Entries with chart source code
<<<<

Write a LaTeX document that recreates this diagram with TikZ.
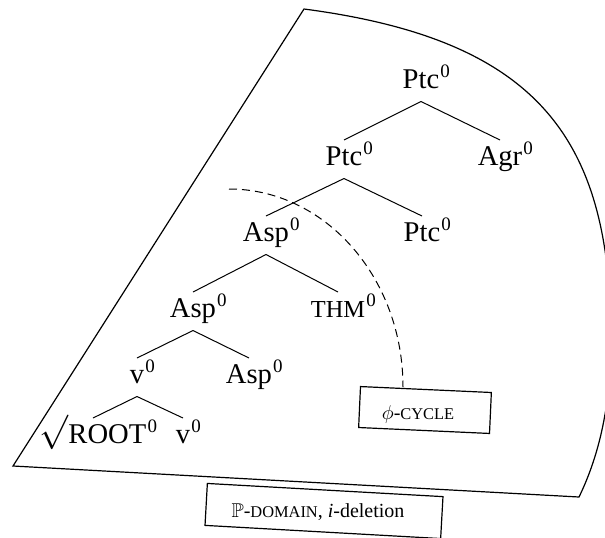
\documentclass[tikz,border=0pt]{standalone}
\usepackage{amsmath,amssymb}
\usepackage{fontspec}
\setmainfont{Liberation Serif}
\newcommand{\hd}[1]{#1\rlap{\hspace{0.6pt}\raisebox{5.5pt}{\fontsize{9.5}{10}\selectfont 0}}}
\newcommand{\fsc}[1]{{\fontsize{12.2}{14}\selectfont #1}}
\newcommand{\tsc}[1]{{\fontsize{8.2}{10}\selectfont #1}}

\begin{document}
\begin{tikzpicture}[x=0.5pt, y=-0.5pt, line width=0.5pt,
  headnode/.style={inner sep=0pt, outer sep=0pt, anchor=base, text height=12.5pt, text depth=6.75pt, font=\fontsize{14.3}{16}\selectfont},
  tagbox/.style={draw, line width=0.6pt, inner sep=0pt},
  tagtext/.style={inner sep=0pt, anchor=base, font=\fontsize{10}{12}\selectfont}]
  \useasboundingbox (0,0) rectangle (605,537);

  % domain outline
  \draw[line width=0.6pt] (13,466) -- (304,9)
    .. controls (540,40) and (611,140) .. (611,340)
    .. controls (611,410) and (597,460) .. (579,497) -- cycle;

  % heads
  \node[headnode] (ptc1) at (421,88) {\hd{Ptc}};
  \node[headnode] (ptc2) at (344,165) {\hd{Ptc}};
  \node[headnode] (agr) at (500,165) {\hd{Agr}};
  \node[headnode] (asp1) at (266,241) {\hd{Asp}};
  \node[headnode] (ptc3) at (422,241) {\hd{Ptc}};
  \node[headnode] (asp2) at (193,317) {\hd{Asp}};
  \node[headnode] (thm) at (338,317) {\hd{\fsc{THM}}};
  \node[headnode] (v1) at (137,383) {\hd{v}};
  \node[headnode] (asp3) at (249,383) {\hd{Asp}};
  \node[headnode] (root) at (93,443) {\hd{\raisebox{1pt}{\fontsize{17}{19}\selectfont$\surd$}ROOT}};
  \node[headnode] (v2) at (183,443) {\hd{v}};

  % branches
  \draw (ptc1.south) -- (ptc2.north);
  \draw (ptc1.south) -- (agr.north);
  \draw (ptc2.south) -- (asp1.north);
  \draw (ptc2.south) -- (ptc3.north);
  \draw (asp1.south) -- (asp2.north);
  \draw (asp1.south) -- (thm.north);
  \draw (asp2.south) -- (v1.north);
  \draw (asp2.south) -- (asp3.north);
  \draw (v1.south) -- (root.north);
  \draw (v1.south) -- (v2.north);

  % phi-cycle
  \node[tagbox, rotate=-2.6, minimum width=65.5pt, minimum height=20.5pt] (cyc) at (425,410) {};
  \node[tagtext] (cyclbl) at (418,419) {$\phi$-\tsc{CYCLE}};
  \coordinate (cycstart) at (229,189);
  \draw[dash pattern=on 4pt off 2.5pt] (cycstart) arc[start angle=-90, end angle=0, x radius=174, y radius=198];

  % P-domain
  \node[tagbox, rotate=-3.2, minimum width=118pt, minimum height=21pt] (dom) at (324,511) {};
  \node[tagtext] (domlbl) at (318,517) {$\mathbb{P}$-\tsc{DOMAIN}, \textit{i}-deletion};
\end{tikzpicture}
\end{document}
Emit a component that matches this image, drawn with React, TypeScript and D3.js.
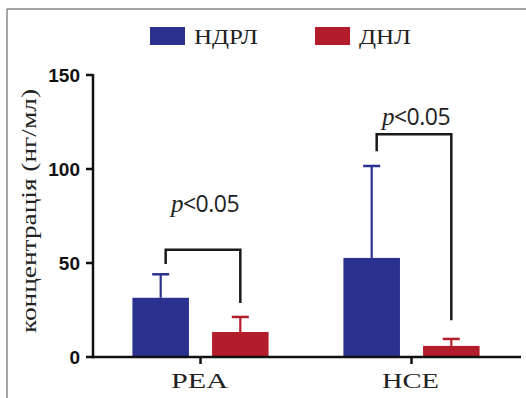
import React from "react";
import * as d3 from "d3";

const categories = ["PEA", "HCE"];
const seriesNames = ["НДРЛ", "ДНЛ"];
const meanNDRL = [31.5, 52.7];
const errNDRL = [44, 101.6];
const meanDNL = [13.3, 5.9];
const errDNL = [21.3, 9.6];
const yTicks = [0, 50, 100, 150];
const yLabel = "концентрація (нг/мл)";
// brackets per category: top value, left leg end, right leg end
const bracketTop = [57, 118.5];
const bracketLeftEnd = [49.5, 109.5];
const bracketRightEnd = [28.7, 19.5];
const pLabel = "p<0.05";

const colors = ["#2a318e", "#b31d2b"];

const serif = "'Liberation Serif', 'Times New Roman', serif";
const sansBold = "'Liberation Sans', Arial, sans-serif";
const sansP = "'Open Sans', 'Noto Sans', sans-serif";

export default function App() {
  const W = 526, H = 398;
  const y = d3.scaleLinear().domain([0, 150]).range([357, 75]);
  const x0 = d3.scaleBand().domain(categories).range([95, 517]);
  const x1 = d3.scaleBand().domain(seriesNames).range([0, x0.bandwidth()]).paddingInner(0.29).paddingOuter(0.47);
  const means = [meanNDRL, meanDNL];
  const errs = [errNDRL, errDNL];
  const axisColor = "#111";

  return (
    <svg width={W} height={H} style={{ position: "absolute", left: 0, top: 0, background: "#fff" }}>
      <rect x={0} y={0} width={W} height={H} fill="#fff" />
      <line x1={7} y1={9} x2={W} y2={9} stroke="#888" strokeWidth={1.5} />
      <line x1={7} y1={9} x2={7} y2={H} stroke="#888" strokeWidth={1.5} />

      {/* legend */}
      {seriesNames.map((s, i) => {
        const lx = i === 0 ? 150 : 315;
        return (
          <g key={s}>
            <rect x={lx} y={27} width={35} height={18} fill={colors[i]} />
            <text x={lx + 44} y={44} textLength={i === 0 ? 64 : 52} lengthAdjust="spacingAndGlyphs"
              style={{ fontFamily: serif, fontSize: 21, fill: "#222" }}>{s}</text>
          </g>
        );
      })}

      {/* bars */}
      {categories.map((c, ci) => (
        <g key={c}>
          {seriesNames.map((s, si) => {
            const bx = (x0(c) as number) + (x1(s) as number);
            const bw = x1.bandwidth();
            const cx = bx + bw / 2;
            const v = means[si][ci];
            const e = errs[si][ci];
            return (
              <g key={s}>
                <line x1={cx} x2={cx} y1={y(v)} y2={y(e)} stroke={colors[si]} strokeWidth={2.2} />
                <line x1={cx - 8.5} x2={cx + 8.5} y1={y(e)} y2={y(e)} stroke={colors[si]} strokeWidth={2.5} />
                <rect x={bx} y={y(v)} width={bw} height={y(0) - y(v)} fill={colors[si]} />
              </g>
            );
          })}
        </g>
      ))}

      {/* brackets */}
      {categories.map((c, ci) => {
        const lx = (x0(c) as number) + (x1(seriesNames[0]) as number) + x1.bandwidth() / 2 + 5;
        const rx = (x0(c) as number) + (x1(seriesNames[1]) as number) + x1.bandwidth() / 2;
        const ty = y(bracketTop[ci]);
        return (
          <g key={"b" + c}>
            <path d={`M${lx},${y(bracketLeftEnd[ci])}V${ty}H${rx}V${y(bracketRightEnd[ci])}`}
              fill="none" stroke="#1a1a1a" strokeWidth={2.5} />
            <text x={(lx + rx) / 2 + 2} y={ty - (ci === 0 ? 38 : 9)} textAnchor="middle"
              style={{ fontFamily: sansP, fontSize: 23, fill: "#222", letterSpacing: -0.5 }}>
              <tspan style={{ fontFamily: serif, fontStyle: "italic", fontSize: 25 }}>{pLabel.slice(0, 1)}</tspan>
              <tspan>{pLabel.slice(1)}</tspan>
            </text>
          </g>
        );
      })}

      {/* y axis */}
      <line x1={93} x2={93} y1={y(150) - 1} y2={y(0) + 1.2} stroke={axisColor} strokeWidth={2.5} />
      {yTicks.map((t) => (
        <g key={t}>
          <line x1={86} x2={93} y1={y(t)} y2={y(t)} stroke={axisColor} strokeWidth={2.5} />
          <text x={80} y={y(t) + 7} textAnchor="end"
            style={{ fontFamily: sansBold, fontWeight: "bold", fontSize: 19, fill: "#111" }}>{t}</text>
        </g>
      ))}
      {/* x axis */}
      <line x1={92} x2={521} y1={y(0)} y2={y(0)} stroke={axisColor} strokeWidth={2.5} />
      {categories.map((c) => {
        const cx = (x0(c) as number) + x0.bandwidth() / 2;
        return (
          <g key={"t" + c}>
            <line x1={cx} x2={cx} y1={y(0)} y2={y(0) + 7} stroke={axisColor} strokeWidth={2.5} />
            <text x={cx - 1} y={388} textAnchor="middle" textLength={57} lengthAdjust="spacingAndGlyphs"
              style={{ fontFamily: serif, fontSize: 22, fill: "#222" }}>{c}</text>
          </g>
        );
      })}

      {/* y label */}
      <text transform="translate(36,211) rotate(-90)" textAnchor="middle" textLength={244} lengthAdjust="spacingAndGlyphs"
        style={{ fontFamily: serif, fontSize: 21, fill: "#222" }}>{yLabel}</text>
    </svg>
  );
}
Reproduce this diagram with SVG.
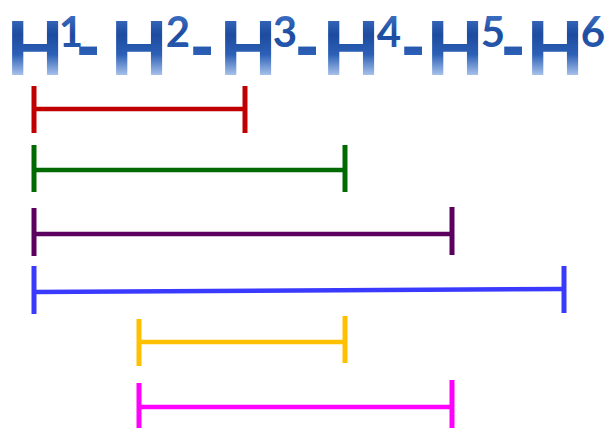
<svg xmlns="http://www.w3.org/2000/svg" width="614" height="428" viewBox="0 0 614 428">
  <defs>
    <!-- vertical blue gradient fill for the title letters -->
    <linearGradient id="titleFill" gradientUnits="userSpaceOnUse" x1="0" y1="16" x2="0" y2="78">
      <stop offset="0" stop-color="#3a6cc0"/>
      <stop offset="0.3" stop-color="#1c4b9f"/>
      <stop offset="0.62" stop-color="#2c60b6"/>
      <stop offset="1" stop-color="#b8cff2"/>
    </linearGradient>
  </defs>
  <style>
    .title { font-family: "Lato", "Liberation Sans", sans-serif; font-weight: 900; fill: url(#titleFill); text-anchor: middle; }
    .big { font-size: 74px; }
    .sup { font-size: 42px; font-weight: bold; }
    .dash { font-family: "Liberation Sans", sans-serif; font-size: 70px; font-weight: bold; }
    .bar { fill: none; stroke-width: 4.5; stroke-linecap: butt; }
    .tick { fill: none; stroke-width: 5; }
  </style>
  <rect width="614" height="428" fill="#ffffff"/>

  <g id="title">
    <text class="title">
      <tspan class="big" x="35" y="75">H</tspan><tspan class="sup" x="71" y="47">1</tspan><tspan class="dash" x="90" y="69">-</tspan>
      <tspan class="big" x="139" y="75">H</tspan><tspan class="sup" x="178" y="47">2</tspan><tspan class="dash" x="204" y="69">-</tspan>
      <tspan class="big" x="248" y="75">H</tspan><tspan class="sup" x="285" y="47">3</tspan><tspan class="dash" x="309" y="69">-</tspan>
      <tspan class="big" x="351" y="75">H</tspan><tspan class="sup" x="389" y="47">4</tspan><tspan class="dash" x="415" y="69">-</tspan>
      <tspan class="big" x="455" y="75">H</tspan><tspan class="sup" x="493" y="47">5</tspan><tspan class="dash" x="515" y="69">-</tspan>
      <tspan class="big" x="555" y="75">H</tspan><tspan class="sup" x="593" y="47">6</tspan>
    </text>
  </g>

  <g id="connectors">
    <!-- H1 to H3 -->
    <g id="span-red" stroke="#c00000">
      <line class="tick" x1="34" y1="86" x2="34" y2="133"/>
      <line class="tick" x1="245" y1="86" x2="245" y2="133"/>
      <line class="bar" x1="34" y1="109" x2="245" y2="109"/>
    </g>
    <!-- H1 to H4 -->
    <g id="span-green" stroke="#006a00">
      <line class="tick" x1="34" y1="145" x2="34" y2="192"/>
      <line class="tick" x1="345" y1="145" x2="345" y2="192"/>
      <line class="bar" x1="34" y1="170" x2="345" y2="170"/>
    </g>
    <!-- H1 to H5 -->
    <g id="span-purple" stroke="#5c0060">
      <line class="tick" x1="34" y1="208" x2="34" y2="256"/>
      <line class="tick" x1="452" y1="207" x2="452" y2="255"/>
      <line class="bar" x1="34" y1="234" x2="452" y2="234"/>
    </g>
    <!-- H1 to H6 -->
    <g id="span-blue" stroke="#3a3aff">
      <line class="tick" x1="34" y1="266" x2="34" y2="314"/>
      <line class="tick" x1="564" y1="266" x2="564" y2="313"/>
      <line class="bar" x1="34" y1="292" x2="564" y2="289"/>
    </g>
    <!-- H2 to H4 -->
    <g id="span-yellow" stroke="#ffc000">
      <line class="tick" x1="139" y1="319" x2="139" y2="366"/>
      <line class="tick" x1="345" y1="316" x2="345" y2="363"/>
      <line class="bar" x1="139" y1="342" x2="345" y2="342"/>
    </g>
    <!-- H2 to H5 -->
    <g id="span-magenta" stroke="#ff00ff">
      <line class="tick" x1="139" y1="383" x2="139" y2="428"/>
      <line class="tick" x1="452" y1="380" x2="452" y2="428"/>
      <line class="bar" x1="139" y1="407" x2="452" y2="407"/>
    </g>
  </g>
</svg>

>>>>

→ **TASK DIRECTIONS**
Copy exactly, and copy only, the lines from the one with "Emit a component" to the one with "import * as", ends included. Pictures are not part of the copy.

→ **WRITTEN RESPONSE**
Emit a component that matches this image, drawn with React, TypeScript and D3.js.
import React from "react";
import * as d3 from "d3";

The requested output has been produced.